Under Review

Snoqualmie

Snoqualmie

Independent

Review by Angela Yen


Snoqualmie - Snoqualmie

Blake Enemark, former member of Wicks and We Are the City, finally makes his mark with his new band Snoqualmie’s self-titled debut. Named after the Washington city, Snoqualmie are very much a northwestern take on country roots and folk-rock.

Opening track “Clarissa,” greets you with a classic pedal steel guitar and foot stomping bass drum, while Enemark’s nasally vocals are a little more unconventional, somewhat resembling the Decemberists’ Colin Meloy.

“The World Voice” is a fun, more alt-rock track that showcases the band’s range. The college rock unkemptness, awesome fuzzy guitars and bouncy Rhodes piano definitely make the track worthy of replay. Subsequent song, “Matt & Elaina,” mellows things out, and Enemark’s surprisingly wistful vocals seem to fall closer to folk-rock bands like Fleet Foxes or Band of Horses. The lyrics describe a couple walking down the wedding aisle and the beauty of their love, and the dreamy track manages to be sweet without being sappy.

The album then breaks off into a couple of more prog-rock sounding, instrumentally driven numbers. Though intended to be epic and climatic, they unfortunately work more as sample tracks than anything exciting or experimental. “Midnight Playwright,” for example, has an interesting tempo change and a pretty interlude, but ultimately sounds like three bits forced together into one song. Similarly, closing track, “Haultain,” also incorporates an attempt at a gutsy “jam band” outro, yet it feels tagged on and the song simply fades out without ever reaching a complete phrase.
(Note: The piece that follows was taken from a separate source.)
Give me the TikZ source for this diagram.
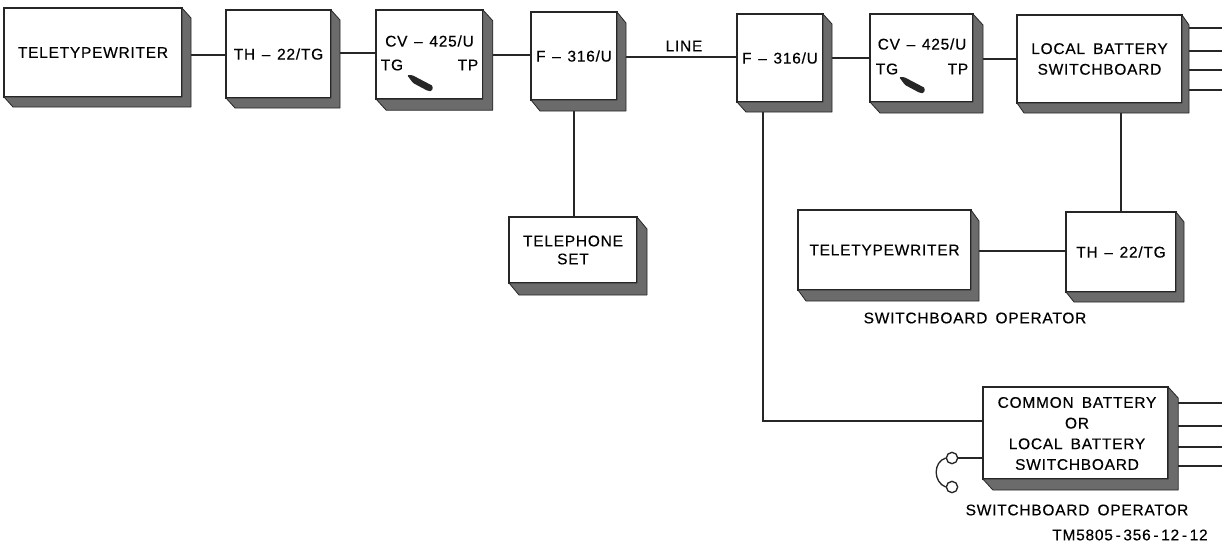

Snoqualmie’s debut is pleasant enough and works well if, say, you are on a road trip in the countryside. With lyrics referencing “Alberta skies,” or Canadian poet Bliss Carmen, it has a form of Canadian charm similar to Aidan Knight or Said the Whale. However, the initial down-to-earth and playful alt-country sound, gets lost in, and drowned out by a couple of tracks that bite off a little more then they can chew.